Alicia H. Munnell with the Center for Retirement Research at Boston College reports the effects of these cuts could be catastrophic for middle-class earners since the income threshold isn’t very high.
She writes, “The medium worker, who sees benefits drop to 77 percent of current law, had career average earnings of $58,700 in 2022 and the ‘high’ earner, who sees benefits drop to 40 percent of current law, earned $94,000. These are not rich people.”
Munnell says lawmakers should think about the entire retirement income structure when considering cuts to Social Security since less than half of the private sector workforce participates in an employer-sponsored retirement plan.
Andrew Gosselin, senior editor of Money Inc., says the current talks about Social Security are more than just political posturing but instead indicate “a seismic shift in how lawmakers are starting to rethink long-term liabilities.” In other words, more changes could be coming.
Responding to Changes
Late-year Boomers and early Gen X-ers who are considering retirement in the next couple of decades should start planning their budgets for what might happen if Congress does pass Social Security cuts. They need to think about whether their current financial plans will keep them afloat after they stop working.
The consensus among financial planners is that workers should diversify their investment assets now to guard against future changes. Tim Doman, investment analyst and CEO of Top Mobile Banks advises upcoming retirees that “diversifying [their] investment portfolio becomes not only a savvy move but also a protective measure… This approach is particularly invaluable in a climate where Social Security is not the rock-solid safety net it once was.”
Gosselin agrees, saying workers must “become the CEO of [their] own financial future.”
Other experts confirm the necessity to diversify and also advise workers to consider working longer to receive higher benefits, creating and sticking to a budget, investigating other income streams, and reducing debt now so they’re not paying off high-interest credit cards after retirement.
Some financial planners also recommend reducing discretionary expenses and downsizing lifestyles now.

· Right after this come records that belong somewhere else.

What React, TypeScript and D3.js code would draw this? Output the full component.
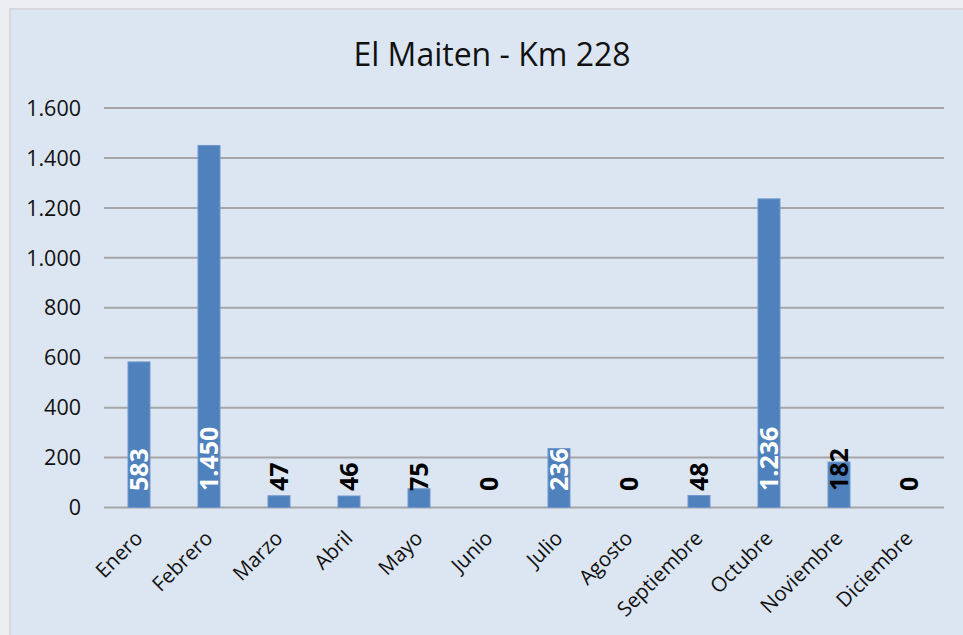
import React from "react";
import * as d3 from "d3";

const months = ["Enero","Febrero","Marzo","Abril","Mayo","Junio","Julio","Agosto","Septiembre","Octubre","Noviembre","Diciembre"];
const values = [583, 1450, 47, 46, 75, 0, 236, 0, 48, 1236, 182, 0];
const yTicks = [0, 200, 400, 600, 800, 1000, 1200, 1400, 1600];
const title = "El Maiten - Km 228";

const W = 963, H = 635;
const plot = { left: 104, right: 944, top: 108, bottom: 507.5 };
const FONT = "'Open Sans', 'Liberation Sans', sans-serif";

const fmt = (v: number) => d3.format(",")(v).replace(/,/g, ".");

export default function App() {
  const x = d3.scaleBand<string>().domain(months).range([plot.left, plot.right]).paddingInner(0.686).paddingOuter(0.343);
  const y = d3.scaleLinear().domain([0, 1600]).range([plot.bottom, plot.top]);
  const bw = x.bandwidth();
  return (
    <svg width={W} height={H} style={{ position: "absolute", left: 0, top: 0 }} fontFamily={FONT}>
      <rect x={0} y={0} width={W} height={H} fill="#eceef2" />
      <rect x={10} y={9} width={W} height={H} fill="#dce6f2" stroke="#d6d8dc" strokeWidth={2} />
      <text x={492} y={66} textAnchor="middle" fontSize={32} fill="#111">{title}</text>
      {yTicks.map((t) => (
        <g key={t}>
          <line x1={plot.left} x2={plot.right} y1={y(t)} y2={y(t)} stroke="#a6a6a6" strokeWidth={2} />
          <text x={81} y={y(t)} dy="0.36em" textAnchor="end" fontSize={21.5} fill="#111">{fmt(t)}</text>
        </g>
      ))}
      {months.map((m, i) => {
        const v = values[i];
        const x0 = x(m)!;
        const cx = x0 + bw / 2;
        return (
          <g key={m}>
            {v > 0 && (
              <rect x={x0} y={y(v)} width={bw} height={y(0) - y(v)} fill="#4f81bd" stroke="#6f97cb" strokeWidth={1} />
            )}
            <text transform={`translate(${cx},${plot.bottom - 16.5}) rotate(-90)`} dy="0.36em" fontSize={25} fontWeight="bold" fill={v > 200 ? "#ffffff" : "#000000"}>{fmt(v)}</text>
            <text transform={`translate(${cx + 5},${plot.bottom + 32}) rotate(-45)`} textAnchor="end" fontSize={20.5} fill="#111">{m}</text>
          </g>
        );
      })}
    </svg>
  );
}
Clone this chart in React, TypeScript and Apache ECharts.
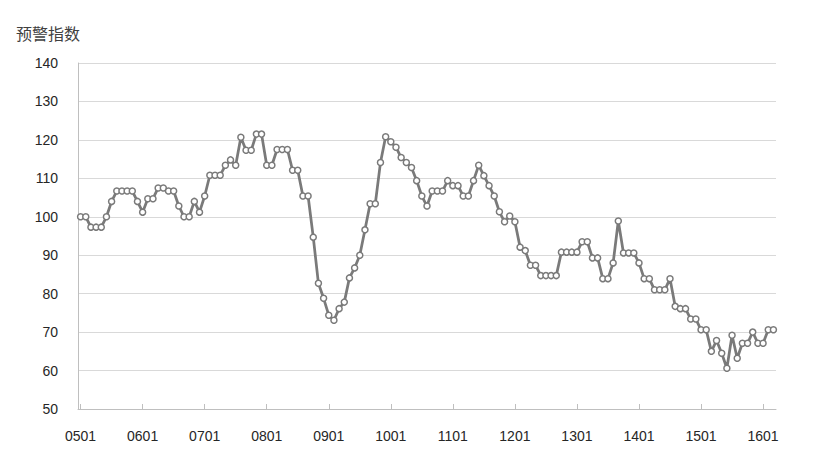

Doug Carey, founder and president of WealthTrace, a financial and retirement planning software company, says, “Consider downsizing your home or relocating to a more cost-effective area.”
Leo Smigel, founder of Analyzing Alpha, a financial planning website, advocates an even more radical approach to retirement solvency, saying workers should develop, “a strategy sturdy enough to survive without needing a government safety net.”
Like Carey, Smigel also recommends downsizing one’s home, as well as considering other income sources. Smigel is also a proponent of diversifying retirement options, including making needed changes to an IRA or 401(k) account.
Both Gosselin and Doman advise workers to stay current on legislative changes to Social Security. Gosselin says being well-informed on policy changes allows workers to adapt to changes, “making [them] less likely to be tripped up by sudden amendments to Social Security or any other fiscal policies…”
Doman agrees. “Being actively involved in these conversations not only enriches [their] understanding but also amplifies [their] ability to influence change.”
Linda Chavez, CEO of the Seniors Life Insurance Finder website, advises people to go to the top to express their concerns. She urges workers to contact their local Congressional representatives to let them know how they feel about proposed Social Security or other federal legislation.
Whatever financial plans people make, the last thing they should do is nothing. Gosselin says, “…the old axiom of ‘saving for a rainy day’ needs an update. It’s more like ‘saving for a climate change-induced downpour.’” Workers should start planning now for their future as retirees, even if that time seems a long way off.